The raw, jagged riff builds, skitters and crashes as PJ Harvey morphs into a chest-beating male alter-ego, leering after his prize. “Got my girl and she’s a wow, I cast my iron knickers down, Man-sized no need to shout, can you hear, can you hear me now?” Yet despite the feminist undertones here, she rejected that label at the time. “I don’t even think of myself as being female half the time,” she told The Guardian in 1993, as quoted here. “When I’m writing songs, I never write with gender in mind. I write about people’s relationships to each other.”


In this thrashing, shit-kicking ode to original queer queen of punk Phranc (of 70s innovators Nervous Gender), Kaia Wilson screams, “I can choose my own family, I’ll take one Uncle Phranc / She’s seen what it is to feel, and be called crazy.” It’s a deliciously menacing call to arms against oppressors of all kinds. “She told me not to fuck with straight girls, she told me not to take pills!” Sage advice from the queercore icons.


It’s hard not to be enamoured with the distinctive voice of Antony Hegarty. “One day I’ll grow up, I’ll be a beautiful girl. But for today I am a child, for today I am a boy,” Antony sings in a quivering high register akin to the silky, androgynous tones of Nina Simone or Alison Moyet. “There’s been a shift in the perception of trans people in popular culture,” Johnson told The Quietus last year, in a discussion on gender identity. “That’s the way it evolves. Someone inspired us, then we did this, then it went there and on to the next thing.”


No family is safe when I sashay,” Perfume Genius drawls over fuzzed-out piano, slow-pounding drumbeats and a high-pitched, circular synthesiser that rings like a deranged choirboy muffled in distortion. It’s a captivatingly bold assertion against gendered expectations and stifling cultural norms. Don’t miss the video, where he invades a boardroom and bathrooms with a gender-vengeance, and if you haven't seen it for a while, watch it again.

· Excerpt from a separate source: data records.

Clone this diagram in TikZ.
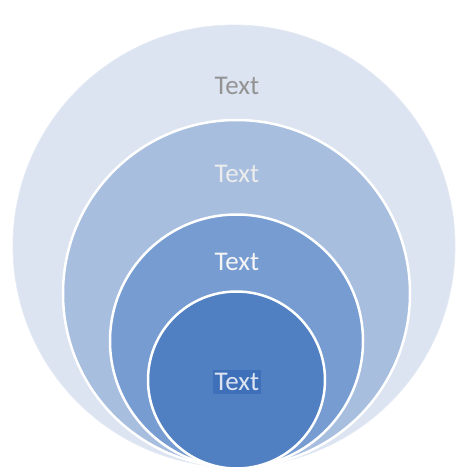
\documentclass[tikz,border=0pt]{standalone}
\usepackage{fontspec}
\setmainfont{Carlito}
\usetikzlibrary{positioning}

\definecolor{ringA}{RGB}{220,228,241}
\definecolor{ringB}{RGB}{167,190,223}
\definecolor{ringC}{RGB}{118,156,209}
\definecolor{ringD}{RGB}{80,128,194}
\definecolor{markbox}{RGB}{62,112,186}

\begin{document}
\begin{tikzpicture}[
    x=1pt, y=-1pt,
    % Define ring style
    ring/.style={circle, draw=white, line width=2.5pt, inner sep=0pt},
    % Define label style
    lbl/.style={font=\fontsize{27}{27}\selectfont, inner sep=1pt}
]
    \useasboundingbox (0,0) rectangle (455,471);

    % Rings (all touching at the bottom)
    \node[ring, draw=ringA!80!white, line width=0.8pt, fill=ringA, minimum size=442pt] (outer) at (234,246) {};
    \node[ring, fill=ringB, minimum size=347pt] (second) at (236.5,293.5) {};
    \node[ring, fill=ringC, minimum size=253pt] (third) at (236.5,341) {};
    \node[ring, fill=ringD, minimum size=177pt] (inner) at (236.5,380) {};

    % Labels
    \node[lbl, text=gray!85!white] (outerlbl) at (237,86) {Text};
    \node[lbl, text=gray!15!white] (secondlbl) at (237,174) {Text};
    \node[lbl, text=gray!8!white] (thirdlbl) at (237,262) {Text};
    \node[lbl, text=ringA, fill=markbox, inner xsep=2pt, inner ysep=3pt] (innerlbl) at (237,382) {Text};

\end{tikzpicture}
\end{document}
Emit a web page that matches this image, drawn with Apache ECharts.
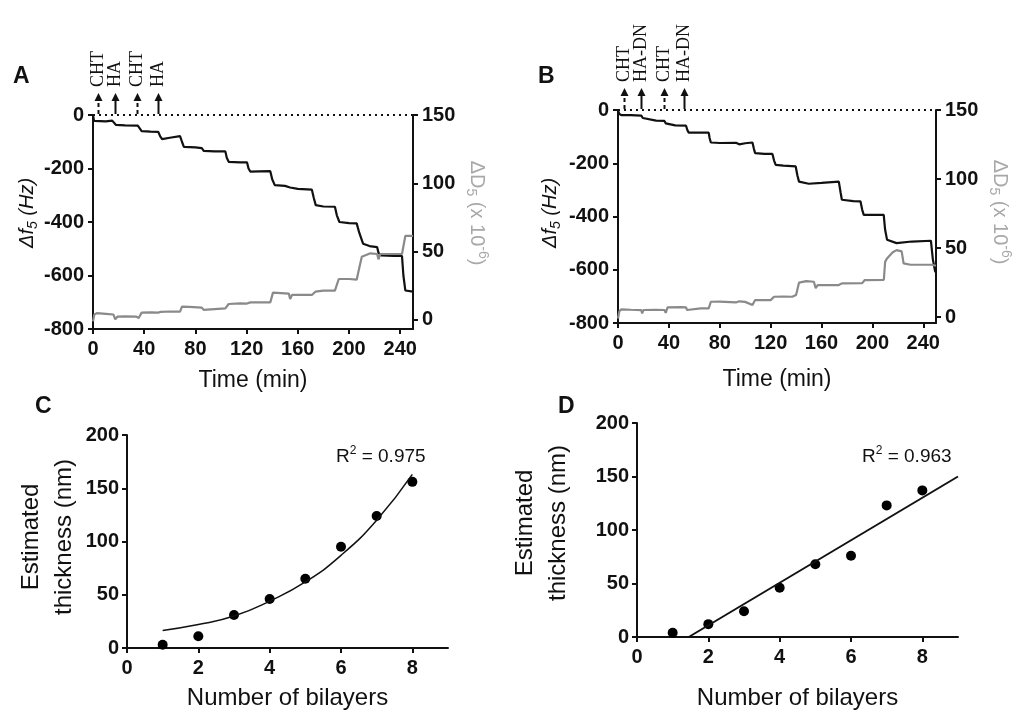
<!DOCTYPE html>
<html><head><meta charset="utf-8">
<script src="https://cdn.jsdelivr.net/npm/echarts@6/dist/echarts.min.js"></script>
<style>html,body{margin:0;padding:0;background:#fff}#c{width:1022px;height:712px}</style>
</head><body><div id="c"></div>
<script>
// ---------- DATA ----------
const timeTicks = [0, 40, 80, 120, 160, 200, 240];
const dissTicks = [0, 50, 100, 150];
const bilayerTicks = [0, 2, 4, 6, 8];

// Panel A: QCM-D, CHT / HA
const traceA_freq = [[0,0],[0.8,-22],[2,-25],[10,-24],[15,-21],[16.5,-25],[18,-37],[25,-39],[35,-40],[36.5,-50],[38,-60],[45,-62],[51,-63],[52.5,-80],[54,-90],[60,-85],[68,-79],[69.5,-100],[71,-119],[80,-121],[85,-124],[86.5,-134],[95,-136],[103.4,-136],[104.5,-160],[106,-175],[115,-177],[120.3,-177],[121.5,-200],[123,-212],[130,-211],[138.5,-210],[140,-240],[142,-262],[150,-265],[154,-271],[160,-276],[171,-279],[172.5,-310],[174,-337],[180,-342],[189,-343],[190.5,-375],[192.5,-400],[200,-404],[206,-405],[208,-440],[211,-481],[216,-490],[222,-494],[223,-515],[225,-525],[235,-527],[241.4,-527],[242.5,-600],[244,-656],[250,-660]];
const traceA_diss = [[0,-1],[1,4],[3,5],[10,4.5],[16,4],[17.4,0.5],[19,2.4],[25,2.6],[34,2.4],[35.7,1.5],[38,5.4],[45,5.5],[51,5.4],[53,6],[60,6.2],[68,6.1],[69.5,9.8],[75,9.6],[85,9],[86.5,7.4],[88,8.5],[103.4,8.5],[106,11.7],[115,12.2],[120.3,12],[121.6,11],[123,12.9],[138.5,12.9],[140.6,20],[150,19.5],[153,19.3],[154,15.4],[155.5,18.3],[171,18.3],[173.7,20.7],[180,21.5],[189,21.5],[192,30],[200,30],[206,29.5],[208,38],[210,46.3],[216.7,48.8],[222,48.3],[223,44.4],[224.5,48.3],[241.4,48.3],[244,61.5],[250,61.5]];
const injectionsA = [{t:3.7,label:'CHT',dashed:true},{t:17.2,label:'HA',dashed:false},{t:34.1,label:'CHT',dashed:true},{t:51.0,label:'HA',dashed:false}];

// Panel B: QCM-D, CHT / HA-DN
const traceB_freq = [[0,0],[1,-15],[2.6,-19],[10,-19],[18.3,-21],[19.5,-30],[21,-37.5],[30,-40],[36.5,-41],[37.5,-50],[38.4,-56],[45,-58],[53.5,-59],[54.5,-75],[55.6,-85],[65,-85],[71.3,-85],[72,-105],[73,-122],[80,-124],[92.7,-123],[95.3,-129],[100,-125],[105.7,-122],[106.8,-145],[107.8,-162],[115,-165],[121.4,-165],[122.7,-190],[124,-206],[130,-209],[139.7,-212],[141,-245],[142.3,-269],[150,-277],[160,-274],[173.6,-269],[175,-310],[176,-337],[185,-342],[190.6,-343],[192,-375],[193.2,-394],[200,-394],[208.9,-394],[210,-450],[211.5,-487],[219,-500],[231,-494],[246,-491],[247.5,-560],[249.3,-606],[250,-610]];
const traceB_diss = [[0,-1],[1,4],[2.6,5.6],[10,5.3],[18.3,5],[19,2.7],[20,5.1],[30,5.3],[36.5,5.1],[37.5,3.1],[39,7],[50,7.2],[53.5,7],[54.3,5.1],[55.6,6.3],[65,6.3],[71.3,6.3],[73,11.1],[80,11.2],[92.7,10.6],[95.3,11.4],[100,11],[105.7,8.7],[107.8,12.3],[120,12.3],[122.7,14.7],[130,14.8],[137,14.7],[140,16],[142.3,24.9],[148,26],[154,25.6],[155.4,20.9],[157,23.2],[173.6,23.2],[176,24.4],[192,24.6],[194,26.8],[209,27],[210,40],[211.5,42.5],[216,47],[219,48.5],[223,47.6],[224,42],[224.5,38.9],[230,37.9],[246.7,37.9],[250,37.2]];
const injectionsB = [{t:4.7,label:'CHT',dashed:true},{t:17.8,label:'HA-DN',dashed:false},{t:36.2,label:'CHT',dashed:true},{t:52.0,label:'HA-DN',dashed:false}];

// Panels C and D: estimated thickness
const bilayers = [1, 2, 3, 4, 5, 6, 7, 8];
const thicknessC = [3, 11, 31, 46, 65, 95, 124, 156];
const fitC = [[1,16.5],[2,22],[3,30],[4,44],[5,62],[6,87],[7,120],[8,163]];
const thicknessD = [4, 12, 24, 46, 68, 76, 123, 137];
const fitD = [[1.45,0],[9,150]];
const r2C = '0.975', r2D = '0.963';

// ---------- STYLE ----------
const FONT = "'Liberation Sans', Arial, sans-serif";
const SERIF = "'Liberation Serif', 'Times New Roman', serif";
const INK = '#111';
const GRAYLINE = '#8a8a8a';
const GRAYTEXT = '#a8a8a8';

function axisCommon(extra) {
  const a = {
    type: 'value',
    axisLine: {show: true, onZero: false, lineStyle: {color: INK, width: 2}},
    axisTick: {show: true, length: 5, lineStyle: {color: INK, width: 2}},
    axisLabel: {color: INK, fontFamily: FONT, fontWeight: 'bold', fontSize: 20, margin: 9},
    splitLine: {show: false}
  };
  for (const k in extra) {
    if (typeof extra[k] === 'object' && !Array.isArray(extra[k]) && a[k]) a[k] = Object.assign({}, a[k], extra[k]);
    else a[k] = extra[k];
  }
  return a;
}

const richAxisF = {
  i: {fontFamily: FONT, fontStyle: 'italic', fontSize: 20, lineHeight: 26, color: INK},
  s: {fontFamily: FONT, fontStyle: 'italic', fontSize: 14, lineHeight: 14, verticalAlign: 'bottom', color: INK}
};
const richAxisD = {
  g: {fontFamily: FONT, fontSize: 20, lineHeight: 26, color: GRAYTEXT},
  s: {fontFamily: FONT, fontSize: 14, lineHeight: 14, verticalAlign: 'bottom', color: GRAYTEXT},
  p: {fontFamily: FONT, fontSize: 14, lineHeight: 14, verticalAlign: 'top', color: GRAYTEXT}
};
const fName = '{i|Δf}{s|5}{i| (Hz)}';
const dName = '{g|ΔD}{s|5}{g| (x 10}{p|-6}{g|)}';

const option = {
  animation: false,
  backgroundColor: '#fff',
  grid: [
    {left: 93, top: 115, width: 320, height: 214},
    {left: 618, top: 110, width: 318, height: 213},
    {left: 127, top: 435, width: 321, height: 213},
    {left: 637, top: 423, width: 321, height: 214}
  ],
  xAxis: [
    axisCommon({gridIndex: 0, min: 0, max: 250, axisTick: {customValues: timeTicks}, axisLabel: {customValues: timeTicks, margin: 10},
      name: 'Time (min)', nameLocation: 'middle', nameGap: 40, nameTextStyle: {color: INK, fontFamily: FONT, fontSize: 23}}),
    axisCommon({gridIndex: 1, min: 0, max: 250, axisTick: {customValues: timeTicks}, axisLabel: {customValues: timeTicks, margin: 10},
      name: 'Time (min)', nameLocation: 'middle', nameGap: 45, nameTextStyle: {color: INK, fontFamily: FONT, fontSize: 23}}),
    axisCommon({gridIndex: 2, min: 0, max: 9, axisTick: {customValues: bilayerTicks}, axisLabel: {customValues: bilayerTicks, margin: 10},
      name: 'Number of bilayers', nameLocation: 'middle', nameGap: 38, nameTextStyle: {color: INK, fontFamily: FONT, fontSize: 24}}),
    axisCommon({gridIndex: 3, min: 0, max: 9, axisTick: {customValues: bilayerTicks}, axisLabel: {customValues: bilayerTicks, margin: 10},
      name: 'Number of bilayers', nameLocation: 'middle', nameGap: 49, nameTextStyle: {color: INK, fontFamily: FONT, fontSize: 24}})
  ],
  yAxis: [
    axisCommon({gridIndex: 0, min: -800, max: 0, interval: 200, axisLabel: {margin: 9},
      name: fName, nameLocation: 'middle', nameRotate: 90, nameGap: 50, nameTextStyle: {rich: richAxisF, padding: [0, 0, 0, 18]}}),
    axisCommon({gridIndex: 0, position: 'right', min: -6.6, max: 150, axisTick: {customValues: dissTicks}, axisLabel: {customValues: dissTicks, margin: 9},
      name: dName, nameLocation: 'middle', nameRotate: -90, nameGap: 51, nameTextStyle: {rich: richAxisD, padding: [0, 18, 0, 0]}}),
    axisCommon({gridIndex: 1, min: -800, max: 0, interval: 200, axisLabel: {margin: 9},
      name: fName, nameLocation: 'middle', nameRotate: 90, nameGap: 55, nameTextStyle: {rich: richAxisF, padding: [0, 0, 0, 7]}}),
    axisCommon({gridIndex: 1, position: 'right', min: -4.3, max: 150, axisTick: {customValues: dissTicks}, axisLabel: {customValues: dissTicks, margin: 9},
      name: dName, nameLocation: 'middle', nameRotate: -90, nameGap: 51, nameTextStyle: {rich: richAxisD, padding: [0, 9, 0, 0]}}),
    axisCommon({gridIndex: 2, min: 0, max: 200, interval: 50, axisLabel: {margin: 8},
      name: 'Estimated\nthickness (nm)', nameLocation: 'middle', nameRotate: 90, nameGap: 46,
      nameTextStyle: {color: INK, fontFamily: FONT, fontSize: 24, lineHeight: 33, padding: [0, 0, 0, 9]}}),
    axisCommon({gridIndex: 3, min: 0, max: 200, interval: 50, axisLabel: {margin: 8},
      name: 'Estimated\nthickness (nm)', nameLocation: 'middle', nameRotate: 90, nameGap: 62,
      nameTextStyle: {color: INK, fontFamily: FONT, fontSize: 24, lineHeight: 33, padding: [0, 0, 0, 14]}})
  ],
  series: [
    {type: 'line', name: 'A Δf', xAxisIndex: 0, yAxisIndex: 0, data: traceA_freq, showSymbol: false, lineStyle: {color: INK, width: 2.2}, itemStyle: {color: INK},
      markLine: {silent: true, symbol: ['none', 'none'], label: {show: false}, lineStyle: {type: [2, 4], color: INK, width: 2}, data: [{yAxis: 0}]}},
    {type: 'line', name: 'A ΔD', xAxisIndex: 0, yAxisIndex: 1, data: traceA_diss, showSymbol: false, lineStyle: {color: GRAYLINE, width: 2.2}, itemStyle: {color: GRAYLINE}},
    {type: 'line', name: 'B Δf', xAxisIndex: 1, yAxisIndex: 2, data: traceB_freq, showSymbol: false, lineStyle: {color: INK, width: 2.2}, itemStyle: {color: INK},
      markLine: {silent: true, symbol: ['none', 'none'], label: {show: false}, lineStyle: {type: [2, 4], color: INK, width: 2}, data: [{yAxis: 0}]}},
    {type: 'line', name: 'B ΔD', xAxisIndex: 1, yAxisIndex: 3, data: traceB_diss, showSymbol: false, lineStyle: {color: GRAYLINE, width: 2.2}, itemStyle: {color: GRAYLINE}},
    {type: 'scatter', name: 'C', xAxisIndex: 2, yAxisIndex: 4, data: bilayers.map((b, i) => [b, thicknessC[i]]), symbolSize: 10, itemStyle: {color: '#000', opacity: 1}},
    {type: 'line', name: 'C fit', xAxisIndex: 2, yAxisIndex: 4, data: fitC, smooth: true, showSymbol: false, lineStyle: {color: INK, width: 1.5}},
    {type: 'scatter', name: 'D', xAxisIndex: 3, yAxisIndex: 5, data: bilayers.map((b, i) => [b, thicknessD[i]]), symbolSize: 10, itemStyle: {color: '#000', opacity: 1}},
    {type: 'line', name: 'D fit', xAxisIndex: 3, yAxisIndex: 5, data: fitD, showSymbol: false, lineStyle: {color: INK, width: 2}}
  ]
};

const chart = echarts.init(document.getElementById('c'));
chart.setOption(option);

// ---------- ANNOTATIONS ----------
const graphics = [];
function letter(text, x, y) {
  graphics.push({type: 'text', left: x, top: y, style: {text, fontFamily: FONT, fontWeight: 'bold', fontSize: 23, fill: INK}});
}
letter('A', 13, 65); letter('B', 538, 65); letter('C', 35, 395); letter('D', 558, 395);

function r2(text, x, y) {
  graphics.push({type: 'text', x, y, style: {
    text: '{a|R}{p|2}{a| = ' + text + '}',
    textVerticalAlign: 'middle',
    rich: {a: {fontFamily: FONT, fontSize: 19, lineHeight: 24, fill: INK, color: INK},
           p: {fontFamily: FONT, fontSize: 12, lineHeight: 12, verticalAlign: 'top', fill: INK, color: INK}}
  }});
}
r2(r2C, 336, 457); r2(r2D, 862, 457);

function arrows(list, xIdx, yIdx, textGap) {
  list.forEach(a => {
    const p = chart.convertToPixel({xAxisIndex: xIdx, yAxisIndex: yIdx}, [a.t, 0]);
    const x = Math.round(p[0]) + 0.5, y0 = p[1] - 1, tip = p[1] - 22;
    graphics.push({type: 'line', shape: {x1: x, y1: y0, x2: x, y2: tip + 5},
      style: {stroke: INK, lineWidth: 2, lineDash: a.dashed ? [4, 3] : null}});
    graphics.push({type: 'polygon', shape: {points: [[x, tip], [x - 4, tip + 8], [x + 4, tip + 8]]}, style: {fill: INK}});
    graphics.push({type: 'text', x: x, y: tip - textGap, rotation: Math.PI / 2,
      style: {text: a.label, fontFamily: SERIF, fontSize: 18, fill: INK, textAlign: 'left', textVerticalAlign: 'middle'}});
  });
}
arrows(injectionsA, 0, 0, 6);
arrows(injectionsB, 1, 2, 6);

chart.setOption({graphic: graphics});
</script>
</body></html>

When The Knife invited Jam Rostron (aka Planningtorock) to reinterpret their mechanistic, industrial dancefloor masterpiece “Full of Fire”, she took her favourite lyric and ran with it. “Let’s Talk About Gender, Baby” is as take-no-prisoners direct as it is celebratory, in an effervescent mix of minimal disco-house beats and warped, de-gendered vocal techniques. “I get excited about terminologies around fluidity or liquidness in sexuality and gender,” Jam told Dazed last year. “I think the whole thing should be hugely playful and open.”


There’s something remarkably tender about this slow-tempo slice of cinematic dreaminess, where St. Vincent toys with meaning and ideas surrounding gender: "Saw you pray to all to make you a real boy... So I pray to all to make me a real girl." Her voice unfolds over a beautiful, almost indulgent melody, like a half-regaled tale that you’re allowed to listen in on.